By Shereen Siewert
A class action lawsuit filed last week in California claims Honda Civic 2016-2018 models with CVT transmissions might not be in “park” when indicated, making them dangerous.
These vehicles can roll away when the driver exits the vehicle, causing crashes and injuries, the lawsuit states. The lawsuit is relying partially on complaints made to the National Highway Traffic Safety Administration that reveal a “multitude of rollaways, accidents and injuries,” according to court documents.
In 2016, Honda recalled about 350,000 Honda Civic models and tried to fix the defect with a software update to the vehicle’s stability assist system.
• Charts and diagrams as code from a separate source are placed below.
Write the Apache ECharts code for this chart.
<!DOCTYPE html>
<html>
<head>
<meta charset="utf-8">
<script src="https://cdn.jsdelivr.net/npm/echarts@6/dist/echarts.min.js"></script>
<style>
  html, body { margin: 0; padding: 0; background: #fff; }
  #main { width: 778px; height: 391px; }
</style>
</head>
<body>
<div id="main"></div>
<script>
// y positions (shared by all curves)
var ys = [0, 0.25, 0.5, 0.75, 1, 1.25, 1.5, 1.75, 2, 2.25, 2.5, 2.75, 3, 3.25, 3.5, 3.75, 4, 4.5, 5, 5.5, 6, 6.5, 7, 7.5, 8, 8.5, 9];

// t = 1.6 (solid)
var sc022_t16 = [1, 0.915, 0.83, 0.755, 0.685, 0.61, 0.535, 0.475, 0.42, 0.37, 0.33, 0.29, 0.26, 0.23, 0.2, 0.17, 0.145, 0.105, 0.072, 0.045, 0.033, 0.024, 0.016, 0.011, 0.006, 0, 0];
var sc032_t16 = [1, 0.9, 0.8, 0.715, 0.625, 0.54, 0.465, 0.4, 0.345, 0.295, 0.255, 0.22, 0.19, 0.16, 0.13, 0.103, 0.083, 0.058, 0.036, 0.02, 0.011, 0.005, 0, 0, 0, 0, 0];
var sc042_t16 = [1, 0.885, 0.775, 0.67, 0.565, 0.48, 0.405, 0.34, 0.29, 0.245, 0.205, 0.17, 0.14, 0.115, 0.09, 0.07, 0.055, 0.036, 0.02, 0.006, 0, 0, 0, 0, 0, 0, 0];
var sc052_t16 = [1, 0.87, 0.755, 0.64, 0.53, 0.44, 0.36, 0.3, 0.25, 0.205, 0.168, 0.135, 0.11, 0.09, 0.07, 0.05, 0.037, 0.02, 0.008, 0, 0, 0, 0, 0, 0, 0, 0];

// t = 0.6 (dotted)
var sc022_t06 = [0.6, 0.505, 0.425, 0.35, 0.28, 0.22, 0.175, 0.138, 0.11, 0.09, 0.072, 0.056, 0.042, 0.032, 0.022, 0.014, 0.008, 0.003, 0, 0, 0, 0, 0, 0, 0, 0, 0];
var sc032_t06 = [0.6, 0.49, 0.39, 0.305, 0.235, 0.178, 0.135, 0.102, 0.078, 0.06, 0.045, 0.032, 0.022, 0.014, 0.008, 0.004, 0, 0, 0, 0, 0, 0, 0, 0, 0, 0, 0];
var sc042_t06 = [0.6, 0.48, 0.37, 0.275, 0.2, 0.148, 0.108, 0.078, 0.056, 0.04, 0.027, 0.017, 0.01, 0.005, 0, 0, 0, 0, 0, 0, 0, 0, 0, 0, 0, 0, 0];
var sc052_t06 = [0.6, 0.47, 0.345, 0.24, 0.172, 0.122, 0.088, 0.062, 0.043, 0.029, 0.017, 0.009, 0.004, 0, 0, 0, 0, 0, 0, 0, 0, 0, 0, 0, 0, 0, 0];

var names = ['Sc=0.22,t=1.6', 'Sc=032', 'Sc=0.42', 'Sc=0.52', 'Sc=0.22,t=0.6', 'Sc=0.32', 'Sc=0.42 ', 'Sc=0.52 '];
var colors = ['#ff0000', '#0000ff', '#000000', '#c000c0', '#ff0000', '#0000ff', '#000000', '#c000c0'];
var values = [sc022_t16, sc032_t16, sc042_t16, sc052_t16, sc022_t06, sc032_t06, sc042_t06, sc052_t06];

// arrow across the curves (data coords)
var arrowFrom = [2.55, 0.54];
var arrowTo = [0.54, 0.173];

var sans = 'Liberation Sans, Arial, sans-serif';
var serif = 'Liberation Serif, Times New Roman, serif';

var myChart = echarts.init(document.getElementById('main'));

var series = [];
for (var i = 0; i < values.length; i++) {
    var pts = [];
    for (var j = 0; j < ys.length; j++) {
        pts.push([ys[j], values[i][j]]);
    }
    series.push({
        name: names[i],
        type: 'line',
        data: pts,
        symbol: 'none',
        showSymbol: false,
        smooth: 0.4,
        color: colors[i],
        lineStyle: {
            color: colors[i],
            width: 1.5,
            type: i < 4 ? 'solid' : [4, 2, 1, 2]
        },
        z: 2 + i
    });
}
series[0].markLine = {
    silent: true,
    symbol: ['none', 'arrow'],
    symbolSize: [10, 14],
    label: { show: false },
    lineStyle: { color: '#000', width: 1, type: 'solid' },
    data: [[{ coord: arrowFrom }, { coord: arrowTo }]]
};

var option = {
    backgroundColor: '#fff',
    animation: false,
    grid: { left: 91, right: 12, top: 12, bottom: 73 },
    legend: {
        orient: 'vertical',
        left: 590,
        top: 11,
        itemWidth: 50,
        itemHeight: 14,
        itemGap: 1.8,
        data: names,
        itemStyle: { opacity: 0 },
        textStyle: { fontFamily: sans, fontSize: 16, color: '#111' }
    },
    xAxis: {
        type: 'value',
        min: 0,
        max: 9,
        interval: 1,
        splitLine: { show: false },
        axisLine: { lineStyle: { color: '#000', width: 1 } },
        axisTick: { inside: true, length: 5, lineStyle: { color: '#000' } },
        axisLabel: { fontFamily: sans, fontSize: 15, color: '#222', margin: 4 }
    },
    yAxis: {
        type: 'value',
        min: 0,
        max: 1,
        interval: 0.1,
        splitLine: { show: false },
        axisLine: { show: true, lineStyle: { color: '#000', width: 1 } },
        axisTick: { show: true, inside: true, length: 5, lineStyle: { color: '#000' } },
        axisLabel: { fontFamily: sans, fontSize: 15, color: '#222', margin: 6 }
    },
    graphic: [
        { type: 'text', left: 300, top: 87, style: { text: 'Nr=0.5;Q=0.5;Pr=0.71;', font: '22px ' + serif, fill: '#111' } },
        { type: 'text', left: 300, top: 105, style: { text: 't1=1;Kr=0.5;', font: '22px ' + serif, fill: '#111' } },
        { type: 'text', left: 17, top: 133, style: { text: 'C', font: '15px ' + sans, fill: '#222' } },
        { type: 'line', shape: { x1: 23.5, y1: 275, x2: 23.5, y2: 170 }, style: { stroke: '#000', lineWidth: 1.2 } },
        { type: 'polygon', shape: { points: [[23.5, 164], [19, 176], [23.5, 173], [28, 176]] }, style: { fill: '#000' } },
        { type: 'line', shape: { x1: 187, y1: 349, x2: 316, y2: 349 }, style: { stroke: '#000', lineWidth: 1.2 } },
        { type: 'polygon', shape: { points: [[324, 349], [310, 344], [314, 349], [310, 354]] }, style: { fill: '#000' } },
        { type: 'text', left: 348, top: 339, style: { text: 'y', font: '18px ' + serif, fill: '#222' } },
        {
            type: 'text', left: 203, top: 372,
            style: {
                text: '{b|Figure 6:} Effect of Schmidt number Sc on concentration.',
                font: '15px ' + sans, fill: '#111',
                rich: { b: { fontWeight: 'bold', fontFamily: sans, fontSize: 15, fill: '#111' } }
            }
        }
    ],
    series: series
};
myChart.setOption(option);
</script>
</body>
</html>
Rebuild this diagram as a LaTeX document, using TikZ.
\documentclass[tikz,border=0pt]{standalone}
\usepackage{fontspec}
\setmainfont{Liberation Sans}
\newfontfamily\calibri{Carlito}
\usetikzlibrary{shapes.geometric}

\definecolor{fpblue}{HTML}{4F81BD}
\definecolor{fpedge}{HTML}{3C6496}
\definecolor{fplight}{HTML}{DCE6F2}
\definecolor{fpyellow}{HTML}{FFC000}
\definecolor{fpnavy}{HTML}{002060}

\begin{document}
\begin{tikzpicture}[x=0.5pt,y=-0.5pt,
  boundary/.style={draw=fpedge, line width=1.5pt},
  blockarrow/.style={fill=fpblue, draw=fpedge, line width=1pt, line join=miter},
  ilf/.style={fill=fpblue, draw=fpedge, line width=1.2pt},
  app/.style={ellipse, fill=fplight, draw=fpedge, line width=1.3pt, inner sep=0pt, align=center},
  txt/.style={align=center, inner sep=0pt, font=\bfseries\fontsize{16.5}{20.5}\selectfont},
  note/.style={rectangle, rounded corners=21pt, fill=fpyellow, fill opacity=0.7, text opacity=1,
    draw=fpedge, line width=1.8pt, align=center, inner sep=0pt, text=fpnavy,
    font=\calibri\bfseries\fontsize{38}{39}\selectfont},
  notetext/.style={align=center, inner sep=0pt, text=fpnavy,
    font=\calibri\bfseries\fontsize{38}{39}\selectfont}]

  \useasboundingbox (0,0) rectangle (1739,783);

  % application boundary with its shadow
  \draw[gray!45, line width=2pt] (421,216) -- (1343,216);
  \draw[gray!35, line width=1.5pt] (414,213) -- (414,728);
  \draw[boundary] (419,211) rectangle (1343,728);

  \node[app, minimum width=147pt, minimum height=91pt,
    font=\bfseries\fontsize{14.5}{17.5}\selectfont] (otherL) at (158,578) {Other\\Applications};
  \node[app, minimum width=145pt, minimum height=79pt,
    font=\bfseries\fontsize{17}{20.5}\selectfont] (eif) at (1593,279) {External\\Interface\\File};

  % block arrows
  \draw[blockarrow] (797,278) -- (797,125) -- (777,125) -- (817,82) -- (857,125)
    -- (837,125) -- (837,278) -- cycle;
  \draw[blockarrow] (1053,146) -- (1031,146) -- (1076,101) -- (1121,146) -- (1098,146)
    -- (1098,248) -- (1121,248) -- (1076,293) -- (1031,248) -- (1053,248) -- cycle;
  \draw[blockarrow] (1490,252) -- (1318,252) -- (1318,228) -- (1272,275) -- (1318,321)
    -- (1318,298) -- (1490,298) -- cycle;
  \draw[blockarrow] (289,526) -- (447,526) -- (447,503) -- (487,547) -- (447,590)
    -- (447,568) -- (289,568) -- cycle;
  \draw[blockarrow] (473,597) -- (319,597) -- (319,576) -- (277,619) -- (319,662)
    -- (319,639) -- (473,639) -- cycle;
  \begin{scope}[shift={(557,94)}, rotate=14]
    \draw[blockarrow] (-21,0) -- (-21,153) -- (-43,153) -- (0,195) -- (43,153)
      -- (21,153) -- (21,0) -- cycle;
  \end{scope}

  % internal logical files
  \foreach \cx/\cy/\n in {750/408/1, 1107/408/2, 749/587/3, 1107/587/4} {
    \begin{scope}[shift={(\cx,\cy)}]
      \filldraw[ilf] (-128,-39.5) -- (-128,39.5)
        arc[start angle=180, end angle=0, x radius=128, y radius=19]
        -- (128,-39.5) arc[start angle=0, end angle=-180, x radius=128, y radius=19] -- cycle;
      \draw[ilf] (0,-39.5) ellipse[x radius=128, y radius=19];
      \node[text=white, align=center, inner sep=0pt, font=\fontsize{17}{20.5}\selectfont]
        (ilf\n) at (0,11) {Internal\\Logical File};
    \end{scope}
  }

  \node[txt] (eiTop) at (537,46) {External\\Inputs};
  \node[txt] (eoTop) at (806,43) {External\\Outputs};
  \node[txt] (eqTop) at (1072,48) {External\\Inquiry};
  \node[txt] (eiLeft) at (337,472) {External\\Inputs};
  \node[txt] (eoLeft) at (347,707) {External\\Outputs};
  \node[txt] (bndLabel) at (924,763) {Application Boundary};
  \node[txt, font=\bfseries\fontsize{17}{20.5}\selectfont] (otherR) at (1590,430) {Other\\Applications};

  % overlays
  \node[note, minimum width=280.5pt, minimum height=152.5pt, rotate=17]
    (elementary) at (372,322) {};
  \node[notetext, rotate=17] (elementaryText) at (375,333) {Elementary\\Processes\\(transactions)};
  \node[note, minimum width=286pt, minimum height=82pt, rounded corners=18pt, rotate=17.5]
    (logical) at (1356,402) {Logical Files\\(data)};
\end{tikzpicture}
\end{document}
But the lawsuit’s plaintiffs allege the update did not resolve the problem, and Honda continued to manufacture, market and sell defective vehicles. Nearly 1 million defective vehicles are currently on roadways, being driven by unsuspecting owners, the lawsuit alleges.
Heather Floyd, the main plaintiff in the cases, said she was in the driveway of her Bluff City, Tenn. home on July 14, 2017, cleaning out the back seat of her parked 2017 Honda Civic when the car began rolling backward with Floyd inside. The car, which was not running and was in “park,” smashed into a neighbor’s tree, badly damaging the car and the tree, Floyd said.
Floyd was treated for minor injuries at a local hospital, according to court documents.
Three days later, Floyd contacted Honda’s customer service department. Initially, the agent Floyd spoke with was helpful and offered to have expert tests conducted on the vehicle and cover her damages, Floyd said.
But, Floyd alleges, that all changed when she asked Honda to buy back her vehicle and pay for any increase in her insurance premiums resulting from the crash. In a follow up call, Honda denied Floyd’s claim.
The class action suit alleges Honda knew about the danger, but did nothing to warn vehicle owners or potential buyers about the defect. Floyd’s lawyers also say Honda failed to implement alternative designs that could have prevented rollaway incidents.
The lawsuit is seeking yet-to-be-determined monetary damages and is asking that Honda stop “concealing the existence of the defect” in their future marketing and sales of the affected vehicles.
Calls to Honda’s legal department were not immediately returned.
Photo: Heather Floyd says this picture of her Honda Civic shows damage from hitting a tree after the car rolled backward while the ignition was off and the car was in “park.”